Dort ist *klar*, daß das nichts ist, was man lokal installiert und
selbst betreibt. Dort ist Software nur Mittel zum Zweck, aber im Kern
eher irrelevant. Solche Dienste werden bei einer guten Zahl der
beteiligten Kunden auch nicht von einer herkömmlichen IT-Abteilung (=
Leuten, die Workstations und Infrastruktur bereitstellen und pflegen),
sondern von einer eher fachlich gelagerten Abteilung, auf die man
derzeit gern Label wie "Digitalisierungsabteilungen" klebt und die die
Aufgabe haben, den Markt zu beobachten, Lösungen zu beurteilen und zu
werten und eine gute mittel- bis langfristige Strategie zu entwerfen,
wie die Dinge, die man am Markt vorgefunden hat, zusammenpassen können.
Dort ist Selbstbetrieb von Software nur in Ausnahmefällen überhaupt auf
dem Schirm.
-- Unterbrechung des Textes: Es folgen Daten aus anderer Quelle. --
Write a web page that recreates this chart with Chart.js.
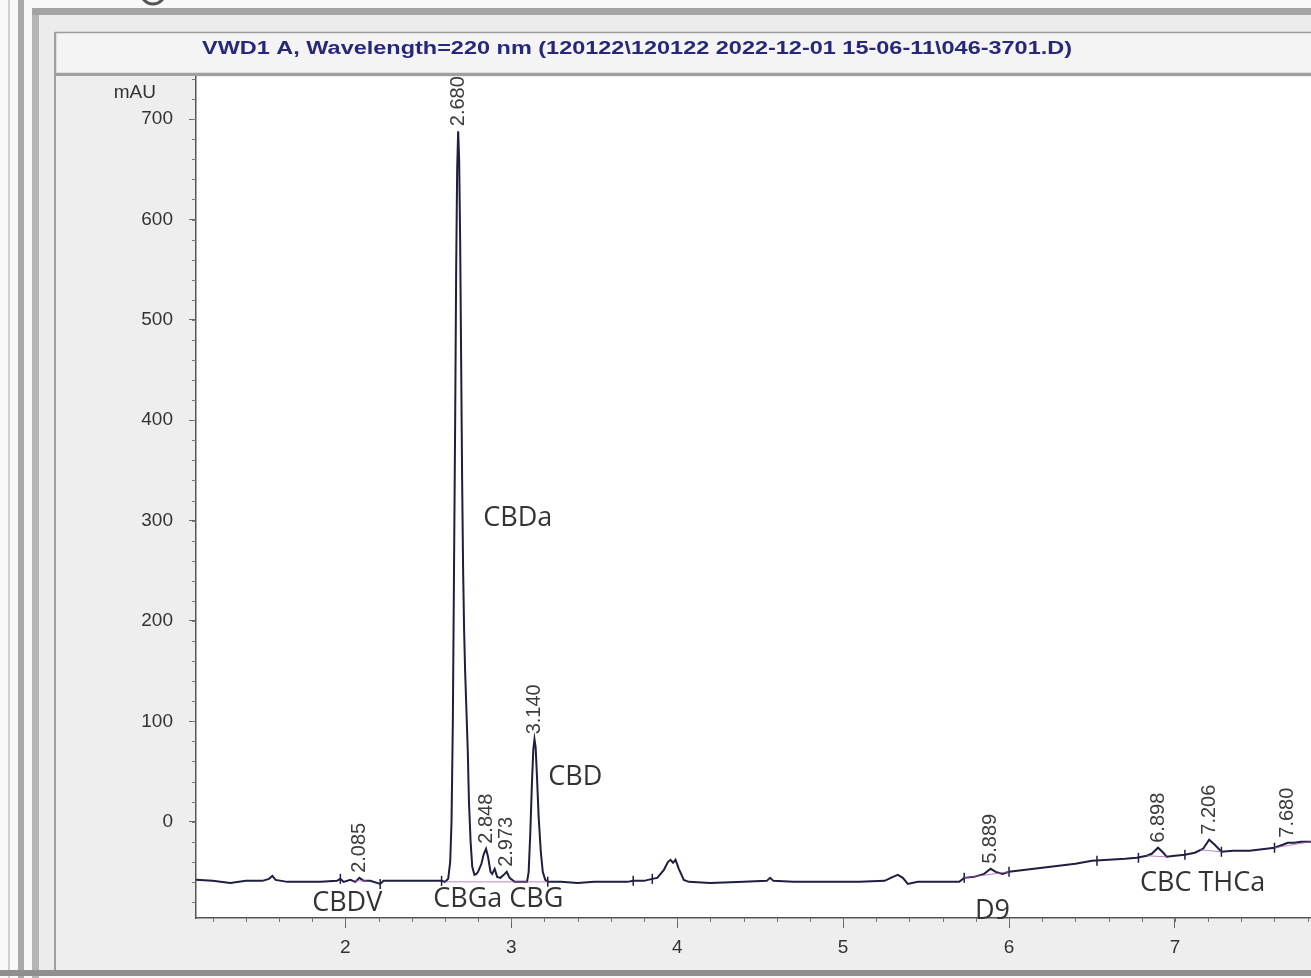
<!DOCTYPE html>
<html>
<head>
<meta charset="utf-8">
<script src="https://cdn.jsdelivr.net/npm/chart.js@4"></script>
<style>
  html, body { margin: 0; padding: 0; background: #f8f8f8; }
  canvas { display: block; }
</style>
</head>
<body>
<canvas id="chrom" width="1311" height="978"></canvas>
<script>
// signal trace, retention time (min) / absorbance (mAU)
const traceTimes = [
  1.100, 1.200, 1.307, 1.400, 1.500, 1.540, 1.560, 1.580, 1.650, 1.750, 1.850, 1.950, 1.970, 1.990,
  2.030, 2.060, 2.085, 2.110, 2.150, 2.210, 2.230, 2.350, 2.450, 2.580,
  2.600, 2.620, 2.632, 2.640, 2.648, 2.655, 2.662, 2.668, 2.674, 2.680, 2.686, 2.692, 2.698, 2.704,
  2.710, 2.716, 2.722, 2.730, 2.738, 2.745, 2.755, 2.765, 2.778, 2.790,
  2.800, 2.820, 2.835, 2.848, 2.860, 2.875, 2.885, 2.900, 2.915, 2.935, 2.955, 2.973, 2.990, 3.020, 3.070,
  3.095, 3.105, 3.115, 3.125, 3.133, 3.140, 3.147, 3.155, 3.165, 3.178, 3.190, 3.205, 3.220,
  3.300, 3.400, 3.500, 3.600, 3.700, 3.735, 3.800, 3.850, 3.880, 3.920, 3.945, 3.960, 3.975, 3.990,
  4.010, 4.040, 4.070, 4.200, 4.400, 4.540, 4.560, 4.580, 4.700, 4.900, 5.100, 5.250, 5.300, 5.330,
  5.360, 5.390, 5.450, 5.600, 5.700, 5.730, 5.790, 5.850, 5.889, 5.920, 5.960, 6.000,
  6.100, 6.200, 6.300, 6.400, 6.500, 6.600, 6.700, 6.770, 6.830, 6.860, 6.898, 6.930, 6.950,
  7.000, 7.060, 7.120, 7.170, 7.206, 7.240, 7.280, 7.350, 7.450, 7.550, 7.600, 7.650, 7.680,
  7.720, 7.760, 7.820
];
const traceValues = [
  -58, -59, -61, -59, -59, -57, -54, -58, -60, -60, -60, -59, -57, -60,
  -58, -60, -56, -59, -59, -62, -59, -59, -59, -59,
  -60, -57, -40, 0, 100, 250, 400, 550, 650, 688, 660, 580, 460, 340,
  250, 190, 150, 110, 70, 20, -20, -45, -53, -52,
  -50, -42, -32, -27, -35, -50, -52, -47, -55, -56, -53, -50, -56, -60, -60,
  -60, -50, -10, 40, 72, 82, 74, 45, 5, -30, -50, -58, -60,
  -60, -61, -60, -60, -60, -59, -59, -57, -56, -48, -40, -38, -41, -38,
  -47, -58, -60, -61, -60, -59, -56, -59, -60, -60, -60, -59, -55, -53,
  -56, -62, -60, -60, -60, -56, -55, -52, -47, -50, -52, -50,
  -48, -46, -44, -42, -39, -38, -37, -36, -34, -32, -26, -31, -35,
  -34, -33, -31, -27, -18, -23, -30, -29, -29, -27, -26, -23, -21,
  -21, -20, -20
];

// integration baselines (null = gap)
const baseTimes  = [2.05, 2.13, null, 2.60, 3.22, null, 5.73, 6.00, null, 6.83, 6.95, null, 7.15, 7.28, null, 7.60, 7.82];
const baseValues = [-59, -59, null, -60, -60, null, -56, -50, null, -34, -35, null, -28, -30, null, -26, -20];

// peak start / stop marks
const eventTimes  = [1.97, 2.21, 2.58, 3.22, 3.735, 3.85, 5.73, 6.00, 6.53, 6.78, 7.06, 7.28, 7.60];
const eventValues = [-57, -62, -59, -60, -59, -57, -56, -50, -39, -36, -33, -30, -26];

// peak labels
const peakTimes   = [2.085, 2.680, 2.848, 2.973, 3.140, 5.889, 6.898, 7.206, 7.680];
const peakHeights = [-56, 688, -27, -50, 82, -47, -26, -18, -21];
const peakLabels  = ['2.085', '2.680', '2.848', '2.973', '3.140', '5.889', '6.898', '7.206', '7.680'];

// compound names (left edge time, centre value)
const compoundNames = ['CBDa', 'CBD', 'CBDV', 'CBGa CBG', 'D9', 'CBC THCa'];
const compoundTimes = [2.831, 3.223, 1.80, 2.53, 5.795, 6.789];
const compoundLevel = [302, 44, -81, -77, -89, -61];

const xTicks = [2, 3, 4, 5, 6, 7];
const yTicks = [0, 100, 200, 300, 400, 500, 600, 700];

const titleText = 'VWD1 A, Wavelength=220 nm (120122\\120122 2022-12-01 15-06-11\\046-3701.D)';

const toPoints = (xs, ys) => xs.map((x, i) => ({ x: x, y: ys[i] }));

const framePlugin = {
  id: 'frame',
  beforeDraw(chart) {
    const c = chart.ctx, a = chart.chartArea, W = chart.width, H = chart.height;
    c.save();
    c.fillStyle = '#f8f8f8'; c.fillRect(0, 0, W, H);
    c.fillStyle = '#cfcfcf'; c.fillRect(8, 0, 2, H);
    c.fillStyle = '#a9a9a9'; c.fillRect(18, 0, 6, H);
    c.fillStyle = '#b5b5b5'; c.fillRect(32, 8, 7, H);
    c.fillStyle = '#a3a3a3'; c.fillRect(32, 8, W, 7);
    c.fillStyle = '#ececec'; c.fillRect(39, 15, W, H - 22);
    // title box
    c.fillStyle = '#f4f4f4'; c.fillRect(55, 32, W, 42);
    c.strokeStyle = '#9c9c9c'; c.lineWidth = 1.5;
    c.strokeRect(55.5, 32.5, W, 41);
    // plot panel
    c.fillStyle = '#eeeeee'; c.fillRect(55, 74, W, 896);
    c.fillStyle = '#a0a0a0'; c.fillRect(55, 73, W, 3);
    c.fillRect(54, 32, 2, 940);
    // white plot area
    c.fillStyle = '#ffffff'; c.fillRect(a.left, a.top, a.right - a.left, a.bottom - a.top);
    // bottom edge
    c.fillStyle = '#8f8f8f'; c.fillRect(0, 970, W, 6);
    // partial icon at top
    c.strokeStyle = '#555'; c.lineWidth = 3;
    c.beginPath(); c.arc(153, -8, 12, 0, Math.PI); c.stroke();
    c.restore();
  },
  afterDraw(chart) {
    const c = chart.ctx, a = chart.chartArea;
    const xs = chart.scales.x, ys = chart.scales.y;
    c.save();
    // minor ticks
    c.strokeStyle = '#777'; c.lineWidth = 1;
    for (let v = 1.2; v < xs.max; v += 0.2) {
      const px = Math.round(xs.getPixelForValue(v)) + 0.5;
      c.beginPath(); c.moveTo(px, a.bottom); c.lineTo(px, a.bottom + 4); c.stroke();
    }
    for (let v = -80; v < ys.max; v += 20) {
      const py = Math.round(ys.getPixelForValue(v)) + 0.5;
      c.beginPath(); c.moveTo(a.left - 4, py); c.lineTo(a.left, py); c.stroke();
    }
    // title
    c.font = 'bold 18px Arial, "Liberation Sans", sans-serif';
    c.fillStyle = '#28287a';
    c.textBaseline = 'middle';
    const tw = c.measureText(titleText).width;
    c.save();
    c.translate(202, 49);
    c.scale(870 / tw, 1);
    c.fillText(titleText, 0, 0);
    c.restore();
    // unit
    c.font = '19px Arial, "Liberation Sans", sans-serif';
    c.fillStyle = '#333';
    c.textAlign = 'right';
    c.fillText('mAU', 156, 93);
    // retention time labels
    c.font = '20px Arial, "Liberation Sans", sans-serif';
    c.fillStyle = '#3c3c3c';
    c.textAlign = 'left';
    peakTimes.forEach((t, i) => {
      const px = xs.getPixelForValue(t);
      const py = ys.getPixelForValue(peakHeights[i]) - 5;
      c.save();
      c.translate(px, py);
      c.rotate(-Math.PI / 2);
      c.fillText(peakLabels[i], 0, 0);
      c.restore();
    });
    // compound names
    c.font = '27px "Open Sans", sans-serif';
    c.fillStyle = '#333';
    compoundNames.forEach((n, i) => {
      c.fillText(n, xs.getPixelForValue(compoundTimes[i]), ys.getPixelForValue(compoundLevel[i]));
    });
    c.restore();
  }
};

const ctx = document.getElementById('chrom');
const chrom = new Chart(ctx, {
  type: 'scatter',
  data: {
    datasets: [
      {
        label: 'baseline',
        data: toPoints(baseTimes, baseValues),
        showLine: true,
        spanGaps: false,
        borderColor: 'rgba(170, 90, 180, 0.75)',
        borderWidth: 1,
        pointRadius: 0
      },
      {
        label: 'VWD1 A',
        data: toPoints(traceTimes, traceValues),
        showLine: true,
        borderColor: '#1e1e40',
        borderWidth: 2,
        pointRadius: 0,
        tension: 0
      },
      {
        label: 'events',
        data: toPoints(eventTimes, eventValues),
        showLine: false,
        pointStyle: 'line',
        rotation: 90,
        pointRadius: 5,
        borderColor: '#1e1e40',
        borderWidth: 1.5
      }
    ]
  },
  options: {
    responsive: false,
    animation: false,
    devicePixelRatio: 1,
    layout: { autoPadding: false, padding: { top: 77, left: 0, right: 0, bottom: 0 } },
    plugins: { legend: { display: false }, tooltip: { enabled: false } },
    scales: {
      x: {
        type: 'linear',
        min: 1.1,
        max: 7.82,
        afterBuildTicks: (s) => { s.ticks = xTicks.map(v => ({ value: v })); },
        afterFit: (s) => { s.height = 60; s.paddingLeft = 0; s.paddingRight = 0; },
        grid: { drawOnChartArea: false, drawTicks: true, tickLength: 10, color: '#666' },
        border: { color: '#555', width: 1.5 },
        ticks: { color: '#333', padding: 8, font: { family: 'Arial, "Liberation Sans", sans-serif', size: 19 } }
      },
      y: {
        min: -96,
        max: 742,
        afterBuildTicks: (s) => { s.ticks = yTicks.map(v => ({ value: v })); },
        afterFit: (s) => { s.width = 196; s.paddingTop = 0; s.paddingBottom = 0; },
        grid: { drawOnChartArea: false, drawTicks: true, tickLength: 7, color: '#666' },
        border: { color: '#555', width: 1.5 },
        ticks: { color: '#333', padding: 16, font: { family: 'Arial, "Liberation Sans", sans-serif', size: 19 } }
      }
    }
  },
  plugins: [framePlugin]
});
</script>
</body>
</html>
Dort haben wir alle Arten von Lock-In-Effekten von halbwegs
geschlossenen Kommunikationsplattformen bis hin zu Bindung der Daten an
bestimmte Werkzeuge für Anzeige und Bearbeitung - oder eben schlicht den
Umstand, daß alles auf zentralen Servern (im Falle von AutoDesk BIM360
denen von Amazon) läuft. Diese Wahrnehmung (Service = "Funktion", nicht
Software) geht weiter bei Dingen wie Trello oder Github.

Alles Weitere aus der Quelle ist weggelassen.